Case Study · Top-Tier F1 Team
Correlating Driver Comms, Telemetry, and Simulator Output at a Top-Tier F1 Team
- Industry
- Motorsport — Formula 1
- Workload
- Pre-season tyre development, live trackside operations, factory simulator correlation
- Data sources
- ECU telemetry · driver radio · pit wall systems · FIA timing feed · factory simulator · component tracking · engineering debrief notes · technical documents
- Stack before / after
- Seven vendor tools, ad-hoc CSV exports, a data scientist writing pandas scripts between sessions → Infino
The Problem
A Formula 1 team runs one of the most instrumentation-dense workloads in industry. During a single pre-season test — seven days on track, two drivers, two sessions per day — an F1 team generates:
- Per-lap telemetry: lap time, sector splits, max speed, tyre temperatures at all four corners, G-forces, throttle and brake traces, engine RPM, fuel load
- Zone-level telemetry: instantaneous readings at every corner entry, apex, exit, braking zone, and straight — across ten circuit zones per lap
- Sensor time-series: fifteen metrics streaming at high frequency through the full session, in Prometheus exposition format from the ECU
- Driver radio transcripts: unstructured text — "tyres are destroyed, no grip left" — with timestamp, stint, lap number, and topic classification
- Pit wall data: every stop's duration, delta vs target, crew error type, compound change, fuel load
- FIA timing feed: every lap from every car on track, for all twenty cars in the paddock
- Component lifecycle: ICE, MGU-H, MGU-K, turbo, energy store, gearbox — km used vs FIA season limits, penalty-risk flags
- Factory simulator output: setup variants, predicted lap times, predicted sector deltas, driver-in-loop sessions
- Engineering debrief notes: free-text post-session commentary, 100–200 words each, written by the lead race engineer
- Technical documents: tyre operations manual, car setup guide, safety limits, compound operating windows
The questions the team needs to answer cross most of these sources simultaneously. When did the driver's grip complaints correlate with tyre temperatures exceeding the compound's upper operating window? Did the new front wing deliver its simulator-predicted gain on track, and under which temperature conditions? How does our pace compare to a specific competitor on rainy vs dry days, by sector? Based on the tyre operations manual and the actual data we've seen this week, what is the optimal warm-up strategy for hard compounds in cold ambient?

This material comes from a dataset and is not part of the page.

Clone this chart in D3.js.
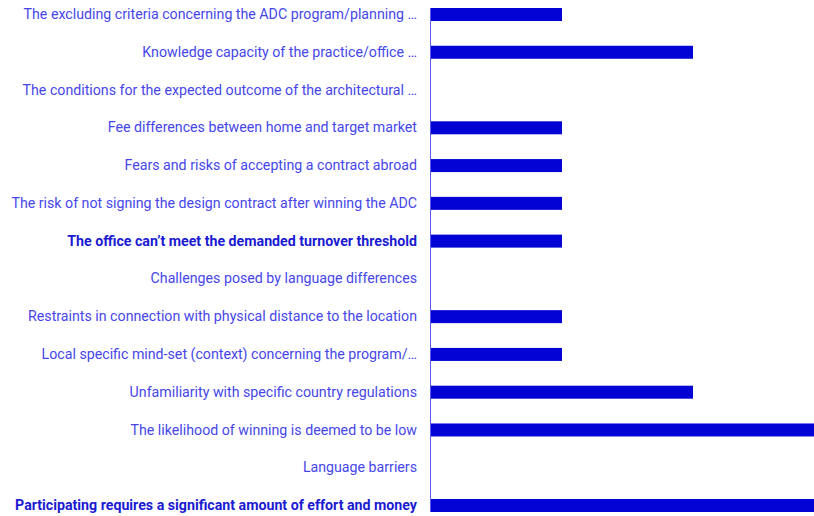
<!DOCTYPE html>
<html>
<head>
<meta charset="utf-8">
<script src="https://cdn.jsdelivr.net/npm/d3@7"></script>
<style>
  html, body { margin: 0; padding: 0; background: #fff; overflow: hidden; }
  svg { display: block; }
  .tick text { font-family: Roboto, "Liberation Sans", sans-serif; font-size: 14.2px; fill: #4646ea; }
  .tick.strong text { font-weight: bold; fill: #1a1ad2; }
</style>
</head>
<body>
<svg id="chart" width="814" height="516"></svg>
<script>
// Reasons for not taking part, and how many respondents named each
const categories = [
  "The excluding criteria concerning the ADC program/planning …",
  "Knowledge capacity of the practice/office …",
  "The conditions for the expected outcome of the architectural …",
  "Fee differences between home and target market",
  "Fears and risks of accepting a contract abroad",
  "The risk of not signing the design contract after winning the ADC",
  "The office can’t meet the demanded turnover threshold",
  "Challenges posed by language differences",
  "Restraints in connection with physical distance to the location",
  "Local specific mind-set (context) concerning the program/…",
  "Unfamiliarity with specific country regulations",
  "The likelihood of winning is deemed to be low",
  "Language barriers",
  "Participating requires a significant amount of effort and money"
];
const counts = [1, 2, 0, 1, 1, 1, 1, 0, 1, 1, 2, 3, 0, 3];
// Categories set in bold
const highlighted = [
  "The office can’t meet the demanded turnover threshold",
  "Participating requires a significant amount of effort and money"
];

const svg = d3.select("#chart");
const x0 = 431;

const y = d3.scaleBand()
  .domain(categories)
  .range([8, 512])
  .paddingInner(0.656)
  .paddingOuter(0);

const x = d3.scaleLinear()
  .domain([0, 3])
  .range([x0, x0 + 393]);

const data = categories.map((c, i) => ({ category: c, value: counts[i] }));

svg.append("g")
  .selectAll("rect")
  .data(data.filter(d => d.value > 0))
  .join("rect")
  .attr("x", x(0))
  .attr("y", d => y(d.category))
  .attr("width", d => x(d.value) - x(0))
  .attr("height", y.bandwidth())
  .attr("fill", "#0303d6");

const axis = svg.append("g")
  .attr("transform", `translate(${x0 - 0.5},0)`)
  .call(d3.axisLeft(y).tickSize(0).tickPadding(13.5));

axis.select(".domain").remove();
axis.append("line")
  .attr("x1", 0).attr("x2", 0)
  .attr("y1", y(categories[0]))
  .attr("y2", y(categories[categories.length - 1]) + y.bandwidth())
  .attr("stroke", "#5a5af0")
  .attr("stroke-width", 1);

axis.selectAll(".tick")
  .classed("strong", d => highlighted.includes(d));
</script>
</body>
</html>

These are not separate queries against separate systems. They are single questions that happen to require data from four or five independent sources, joined by time, driver, stint, lap, and circuit zone.
What Breaks Down
The default architecture for this kind of workload is one tool per data type. A telemetry store from the ECU vendor. A time-series database for sensor traces. A vector store for semantic search over radio transcripts and engineer notes. A document store for the manual. A data warehouse for post-session analysis. A spreadsheet for the simulator. A sixth thing for FIA timing. A seventh for component tracking.
The race engineer asking the question doesn't get to answer it. A data scientist pulls CSVs from each system, lines them up in a notebook, writes the join logic, and delivers a chart — after the session ended. By the time the answer arrives, the next session is already underway.
The three hard parts:
Joining by time, not by ID. A driver radio message at 09:22:00 needs to be joined to the telemetry lap that was active at that moment, the zone-level reading for the corner the car was in, and the engineer note written in that afternoon's debrief. None of these share a foreign key. The join is comm.ts BETWEEN lap.ts_start AND lap.ts_end and comm.stint_id = telemetry.stint_id, across data that arrived from completely independent source systems.
Semantic search scoped by structured context. "Find engineer notes mentioning floor damage on Day 3 in rainy conditions." Vector search alone retrieves notes about floor damage from any day. Structured filters alone don't know that "floor damage" is semantically close to "carbon scuff" or "scrape on the underfloor." The useful query does both — and evaluates the structured predicate during the vector graph traversal, not after.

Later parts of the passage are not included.